This week, the designers were brought to Spin, a ping pong social club owned by Susan Sarandon.
The challenge is for each team (same teams) to design five looks for the employees of Spin. Three for female servers, one for a male server, and one for a ball boy (the poor guy who has to run around Spin and pick up stray balls).
I'm gonna spoil it for you right now: YES, lots of balls jokes are made. No, none of them are particularly good.
Dream Team is confident with Platinum Aussie saying "I'm a natural born leader" again. He said that last episode too. 2 for 2.
At Mood, the central conflict of the episode -- and probably the season -- begins. Platinum Aussie is breathing down Six Feet Under's neck and she doesn't appreciate it very much.
In the work room, Daniel (Mustache Man) is teaching Layana about life and she is just sucking up knowledge gratefully. It's like Daniel is who Platinum Aussie thinks he is. Again, Team Keep It Real actually does, while Dream Team is a nightmare (see what I did there?)
Everyone seems to be getting fed up with Platinum Aussie's management style, which is funny, because no one asked him to manage anything, he just did. Furthermore, he goes around brag-plaining about how he doesn't have time to focus on his own stuff because he has to help everyone else.
Platinum Aussie is an ass (Disclaimer: Editors and producers of reality TV get to pick and choose which scenes we see in order to give us certain perceptions of "characters;" he might be perfectly lovely in real life.)
They're going with a skort (skirt shorts) which makes me nervous since it isn't 2001. They have decided to put a holster on the back of the ball boy look, which is genius! You know what men love? Pretending they have a sword. Putting a katana-like sheath on the back will be bad-ass if they can do it right.
Water Lilly is jazzing up those leggings and not in a good way. Tim Gunn frets about it, and she tells him about how she needs to do more construction for the judges. "I'm sensing ego," Tim says. Um, no. Self-preservation.
Geek Chic continues to impress with interesting use of elastic for comfort and pockets for functionality of a server. They decide against jeans, since the servers could just go buy jeans. They want to give the ball boy a kilt. Fashion forward, maybe. Funny, yes (his balls are out). Practical, no (see last reason).
Elsewhere on the team, Platinum Aussie designed a dress that had nothing to do with Six Feet Under's jacket. Tim Gunn called it "whackadoodle" (and somehow made that sound classy) and asked "Did you look at Cindy's jacket?!" which is to Project Runway as "did you taste your food?" is to Top Chef.

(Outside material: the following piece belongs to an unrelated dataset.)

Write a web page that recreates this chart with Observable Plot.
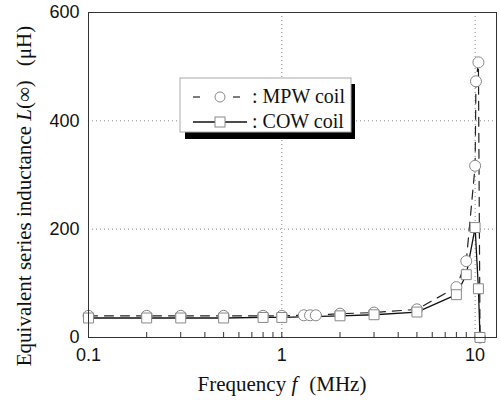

Female Server 2: The zipper in the front of the top is riding too low, showing the model's bra. She looks like a '90s bad girl.
Male Server: Dude! Tank top and capri pants? Is this a gay surf resort in Europe?
Female Server 3: a very boring short, but I don't hate the jacket.
Ball Boy: DUDE! Mesh top? With the tank, with the kilt, with "balls are our business" right over the crotch. Wow. I think these male designers aren't designing for a ping pong social club, they're designing for gay bars.
Female Server 1: I can see the vest is well done, I just hate the asymmetrical scoops in the back.
Female Server 2: I like the back, but overall, the dress was just too simple.
Male Server: It's cool and masculine. Looks comfortable and functional.
Female Server 2: I think it's a super cute little black dress, but it's for a female server. This is a commission job that has to take into account functionality, and that skirt is just too short to work in.
Ball Boy: The writing on the pockets is pretty cool, I like the top, and love the holster from the back. Unfortunately, from the front, the straps of the harness, combined with the shirt which is black on the bottom and white from the chest up, makes it look spaghetti strap.
Of course, the winners are Team Keep It Real!
Female Waitress Vest Look: Sexy and functional.
Male Server: That T-shirt is sweat shirt material! "Edgy and cool" -- Nina
Ball Boy: They chose white on the top of the shirt so dandruff wouldn't show, but black on the bottom to look chic. It worked. As Heidi said, "There's a lot going on, but it doesn't look silly."
Surfer Server: Heidi brings up the very good point that it's a tank for a male server, probably with hairy pits. You don't want a hairy armpit reaching over your table giving you food. Good point Heidi.
Waitress Jacket and Short: I didn't hate the jacket, but Heidi did: "She looks like a receptionist in some suburban hotel." I had to pause and laugh. I have never heard anyone use the word "suburban" as such an insult.
Ball Boy Kilt: Susan Sarandon says it is ballsy and bold, but her male employees would NEVER wear it. Zac says there are too many elements. Nina appreciates the provocative element, but points out that this challenge has a client with specific wants and needs.
In the end, the winning look was Keep It Real's vested female server. Daniel says that Layana should win since he has immunity. I kind of want to hug him.
The worst look was the capri pant travesty. At least the kilt travesty was creative. James goes home.